— Да.
— Вставай. Я научу тебя сражаться ножом.
Она уставилась на него.
— От болезни слух пропал? — рявкнул он. — На ноги. Хочешь путешествовать, лучше уметь защищаться. Нож не отразит стрелы, но порой он полезен. Я не буду все время бегать по миру, спасая тебя от глупости.
Она неуверенно встала. Он потянулся наверх, сорвал сосульку с ветки. Лед стал мягче, менял форму в его руке.
Вася голодно смотрела, желая тоже творить чудеса.
В его пальцах сосулька стала длинным кинжалом, твердым и идеальным. Клинок был изо льда, рукоять — хрустальной. Холодное бледное оружие.
Морозко протянул его ей.
— Но… я не… — лепетала она, глядя на сияющий кинжал. Девочки не трогали оружие, кроме ножа на кухне или топорика для дров. И нож изо льда…
— Теперь да, — сказал он. — Путница, — огромный голубой лес был тихим, как церковь под луной, черные деревья поднимались к небу, сливаясь с тучами.
Вася подумала о братьях, как они учились владеть луком или мечом, и ей было странно ощущать себя такой.
— Держать нужно вот так, — сказал Морозко. Его пальцы накрыли ее, поправляя хватку. Его ладонь была ледяной. Она вздрогнула.
Он отпустил ее и отошел, лицо не изменилось. Кристаллы льда блестели в его темных волосах, похожий нож лежал в его ладони.
Вася сглотнула, во рту пересохло. Кинжал тянул руку к земле. Лед не был таким тяжелым.
— Вот так, — сказал Морозко.
В следующий миг она сплевывала снег, руку жгло, кинжал не было видно.
Она искала осколки, уверенная, что он разбился.
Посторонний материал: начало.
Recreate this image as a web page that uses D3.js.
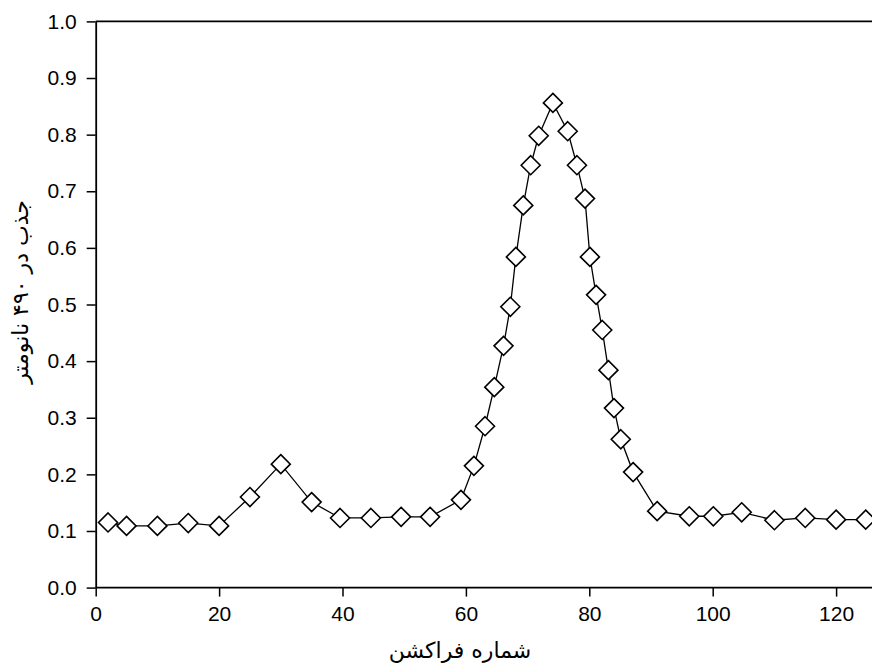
<!DOCTYPE html>
<html>
<head>
<meta charset="utf-8">
<script src="https://cdn.jsdelivr.net/npm/d3@7"></script>
<style>
  body { margin: 0; background: #fff; }
  svg { display: block; }
</style>
</head>
<body>
<div class="chart"></div>
<script>
var svgWidth = 872;
var svgHeight = 666;

// fraction number and absorbance at 490 nm
var fractions = [2, 5, 10, 15, 20, 25, 30, 35, 39.6, 44.6, 49.5, 54.2, 59.2, 61.3, 63.1, 64.6,
  66.1, 67.2, 68.1, 69.3, 70.5, 71.8, 74.1, 76.5, 78, 79.3, 80.1, 81.1, 82.1, 83.1, 84, 85.1,
  87.1, 91, 96.2, 100.1, 104.7, 110, 115, 120, 124.8];
var absorbance = [0.115, 0.109, 0.109, 0.114, 0.109, 0.16, 0.218, 0.151, 0.123, 0.123, 0.125, 0.125,
  0.155, 0.215, 0.285, 0.354, 0.427, 0.496, 0.584, 0.675, 0.746, 0.798, 0.856, 0.806, 0.746,
  0.687, 0.584, 0.517, 0.455, 0.384, 0.317, 0.262, 0.204, 0.135, 0.126, 0.126, 0.133, 0.119,
  0.123, 0.12, 0.12];
var xTicks = [0, 20, 40, 60, 80, 100, 120];
var yTicks = [0, 0.1, 0.2, 0.3, 0.4, 0.5, 0.6, 0.7, 0.8, 0.9, 1.0];

var data = fractions.map(function(f, i) { return { x: f, y: absorbance[i] }; });

var svg = d3.select(".chart")
  .append("svg")
  .attr("width", svgWidth)
  .attr("height", svgHeight);

// plot area runs off the right edge of the picture
var xScale = d3.scaleLinear().domain([0, 130]).range([95.7, 95.7 + 130 * 6.17]);
var yScale = d3.scaleLinear().domain([0, 1]).range([587.6, 21.4]);

// frame top line
svg.append("line")
  .attr("x1", xScale(0)).attr("x2", svgWidth + 5)
  .attr("y1", yScale(1)).attr("y2", yScale(1))
  .attr("stroke", "#000").attr("stroke-width", 1.8);

var bottomAxis = d3.axisBottom(xScale).tickValues(xTicks).tickFormat(d3.format("d"))
  .tickSize(9).tickSizeOuter(0).tickPadding(9);
var leftAxis = d3.axisLeft(yScale).tickValues(yTicks).tickFormat(d3.format(".1f"))
  .tickSize(9).tickSizeOuter(0).tickPadding(10);

var xAxis = svg.append("g")
  .attr("transform", `translate(0, ${yScale(0)})`)
  .call(bottomAxis);
var yAxis = svg.append("g")
  .attr("transform", `translate(${xScale(0)}, 0)`)
  .call(leftAxis);

[xAxis, yAxis].forEach(function(a) {
  a.attr("font-family", "'Liberation Sans', Arial, sans-serif").attr("font-size", 21);
  a.select(".domain").attr("stroke", "#000").attr("stroke-width", 1.8);
  a.selectAll(".tick line").attr("stroke", "#000").attr("stroke-width", 1.5);
  a.selectAll(".tick text").attr("fill", "#000");
});
// x axis line continues to the right edge
xAxis.select(".domain").attr("d", `M${xScale(0)},0H${svgWidth + 5}`);

// line
var line = d3.line().x(d => xScale(d.x)).y(d => yScale(d.y));
svg.append("path")
  .datum(data)
  .attr("d", line)
  .attr("fill", "none")
  .attr("stroke", "#000")
  .attr("stroke-width", 1.3);

// diamond markers
var r = 9.5;
svg.selectAll(".marker")
  .data(data)
  .enter()
  .append("path")
  .attr("class", "marker")
  .attr("d", `M0,${-r}L${r},0L0,${r}L${-r},0Z`)
  .attr("transform", d => `translate(${xScale(d.x)}, ${yScale(d.y)})`)
  .attr("fill", "#fff")
  .attr("stroke", "#000")
  .attr("stroke-width", 1.6);

// axis titles
svg.append("text")
  .attr("x", 460)
  .attr("y", 658)
  .attr("text-anchor", "middle")
  .attr("font-family", "'DejaVu Sans', sans-serif")
  .attr("font-size", 22)
  .text("شماره فراکشن");

svg.append("text")
  .attr("transform", "translate(28, 292) rotate(-90)")
  .attr("text-anchor", "middle")
  .attr("font-family", "'DejaVu Sans', sans-serif")
  .attr("font-size", 22)
  .text("جذب در ۴۹۰ نانومتر");
</script>
</body>
</html>
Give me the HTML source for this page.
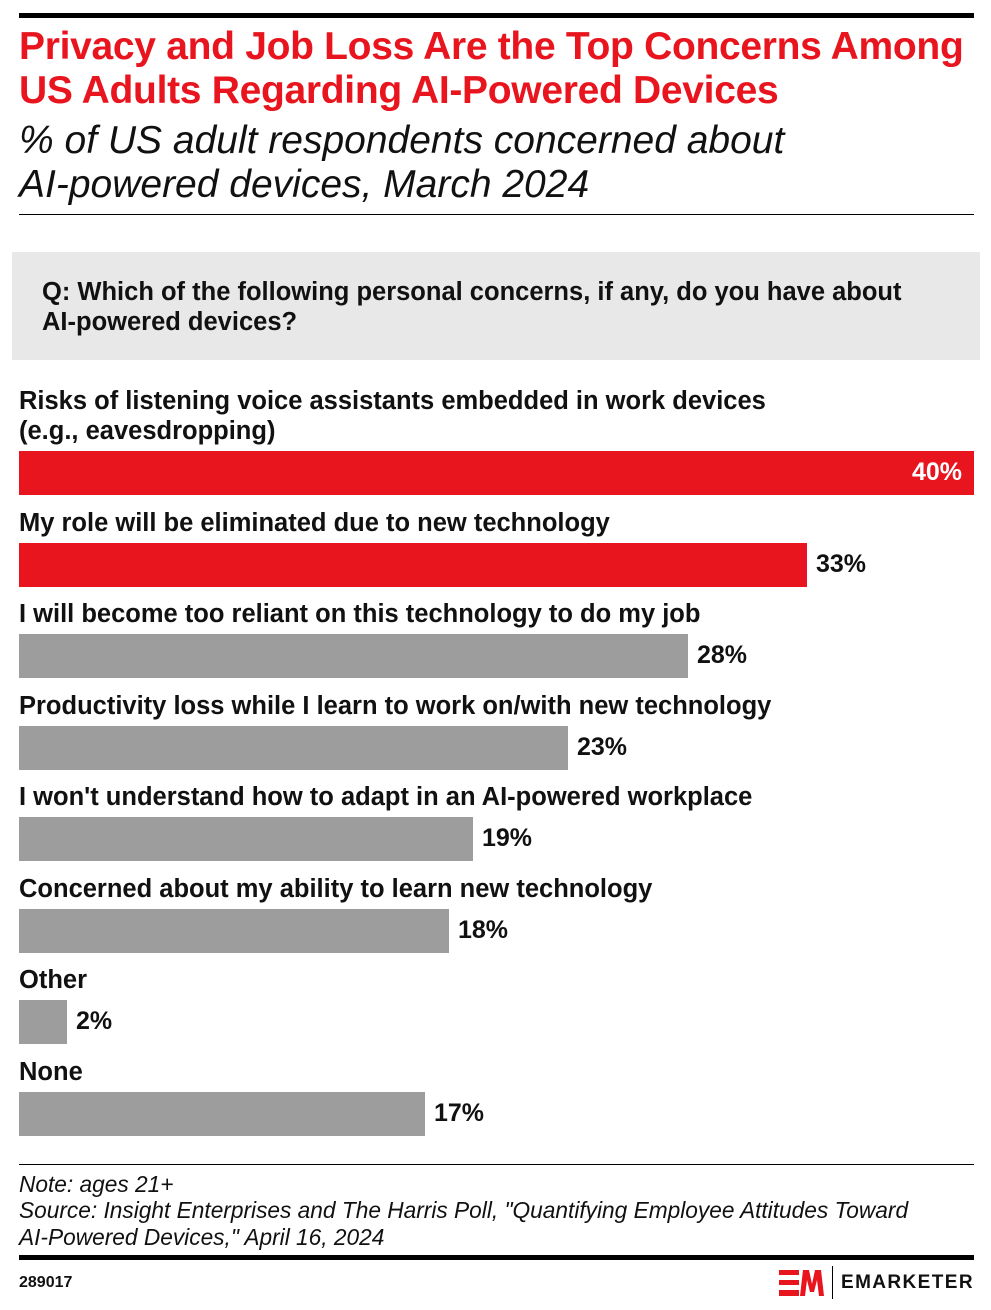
<!DOCTYPE html>
<html><head><meta charset="utf-8"><style>
body{margin:0;width:991px;height:1310px;background:#fff;position:relative;font-family:"Liberation Sans",sans-serif;overflow:hidden}
.a{position:absolute;white-space:nowrap}
.t{color:#e8141e;font-weight:bold;font-size:39px;left:19px;letter-spacing:-0.3px}
.s{font-style:italic;font-size:39px;left:19px;color:#111}
.l{font-weight:bold;font-size:25.5px;left:19px;color:#111}
.bar{position:absolute;left:19px;height:44px;background:#9d9d9d}
.r{background:#e8141e}
.v{font-weight:bold;font-size:25px;color:#111;position:absolute}
.n{font-style:italic;font-size:22.7px;left:19px;color:#111}
</style></head><body>
<div class="a" style="left:19px;top:13px;width:955px;height:5px;background:#000"></div>
<div class="a t" style="top:25px">Privacy and Job Loss Are the Top Concerns Among</div>
<div class="a t" style="top:69px">US Adults Regarding AI-Powered Devices</div>
<div class="a s" style="top:119px">% of US adult respondents concerned about</div>
<div class="a s" style="top:163px">AI-powered devices, March 2024</div>
<div class="a" style="left:19px;top:214px;width:955px;height:1px;background:#000"></div>
<div class="a" style="left:12px;top:252px;width:968px;height:108px;background:#e8e8e8"></div>
<div class="a l" style="left:42px;top:278px">Q: Which of the following personal concerns, if any, do you have about</div>
<div class="a l" style="left:42px;top:308px">AI-powered devices?</div>

<div class="a l" style="top:387px">Risks of listening voice assistants embedded in work devices</div>
<div class="a l" style="top:417px">(e.g., eavesdropping)</div>
<div class="bar r" style="top:451px;width:955px"></div>
<div class="v" style="left:912px;top:458px;color:#fff">40%</div>

<div class="a l" style="top:509px">My role will be eliminated due to new technology</div>
<div class="bar r" style="top:543px;width:788px"></div>
<div class="v" style="left:816px;top:550px">33%</div>

<div class="a l" style="top:600px">I will become too reliant on this technology to do my job</div>
<div class="bar" style="top:634px;width:669px"></div>
<div class="v" style="left:697px;top:641px">28%</div>

<div class="a l" style="top:692px">Productivity loss while I learn to work on/with new technology</div>
<div class="bar" style="top:726px;width:549px"></div>
<div class="v" style="left:577px;top:733px">23%</div>

<div class="a l" style="top:783px">I won't understand how to adapt in an AI-powered workplace</div>
<div class="bar" style="top:817px;width:454px"></div>
<div class="v" style="left:482px;top:824px">19%</div>

<div class="a l" style="top:875px">Concerned about my ability to learn new technology</div>
<div class="bar" style="top:909px;width:430px"></div>
<div class="v" style="left:458px;top:916px">18%</div>

<div class="a l" style="top:966px">Other</div>
<div class="bar" style="top:1000px;width:48px"></div>
<div class="v" style="left:76px;top:1007px">2%</div>

<div class="a l" style="top:1058px">None</div>
<div class="bar" style="top:1092px;width:406px"></div>
<div class="v" style="left:434px;top:1099px">17%</div>

<div class="a" style="left:19px;top:1164px;width:955px;height:1px;background:#000"></div>
<div class="a n" style="top:1171px">Note: ages 21+</div>
<div class="a n" style="top:1197px">Source: Insight Enterprises and The Harris Poll, "Quantifying Employee Attitudes Toward</div>
<div class="a n" style="top:1224px">AI-Powered Devices," April 16, 2024</div>
<div class="a" style="left:19px;top:1255px;width:955px;height:5px;background:#000"></div>
<div class="a" style="left:19px;top:1274px;font-size:16px;font-weight:bold;color:#111">289017</div>
<div class="a" style="left:779px;top:1270px;width:45px;height:26px">
<svg width="45" height="26" viewBox="0 0 45 26"><g fill="#e8141e">
<rect x="0" y="0" width="20" height="5"/><rect x="0" y="10" width="20" height="5"/><rect x="0" y="20" width="20" height="6"/>
<polygon points="21,26 24,0 30,0 33,14 36,0 42,0 45,26 40,26 38,10 35,22 31,22 28,10 26,26"/></g></svg></div>
<div class="a" style="left:832px;top:1266px;width:1px;height:33px;background:#000"></div>
<div class="a" style="left:841px;top:1272px;font-size:19px;font-weight:bold;letter-spacing:1.4px;color:#111">EMARKETER</div>
</body></html>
Но он лежал целым, невинный и опасный, отражал свет огня.
Вася осторожно схватила его, как он показал ей, и попробовала снова.
Она пробовала много раз за долгую ночь, на следующий день и следующую ночь. Он показывал, как повернуть другое лезвие своим, как ударить кого — то внезапно разными способами.
Она была быстрой, как выяснилось, легко двигалась, но у нее не было силы воина. Она быстро уставала. Морозко был беспощаден, он двигался как ветер, его клинок попадал всюду без усилий.
— Где ты научился? — охнула она, подув на ноющие пальцы от падения. — Или сразу знал?
Он не ответил, а протянул руку. Вася поднялась сама.
— Научился? — тогда сказал он. В его голосе была горечь? — Как? Я был таким, я не менялся. Люди давно представили меч в моей руке. Боги пропадают, но не меняются. Попробуй снова.
Вася подняла кинжал и молчала.
Первой ночью они остановились, когда рука Васи задрожала, и клинок выпал из онемевших пальцев. Она склонилась, задыхаясь, тело болело. Лес трещал во тьме за светом костра.
Морозко взглянул на костер, и огонь стал выше, заревел. Вася благодарно опустилась на ветки и грела ладони.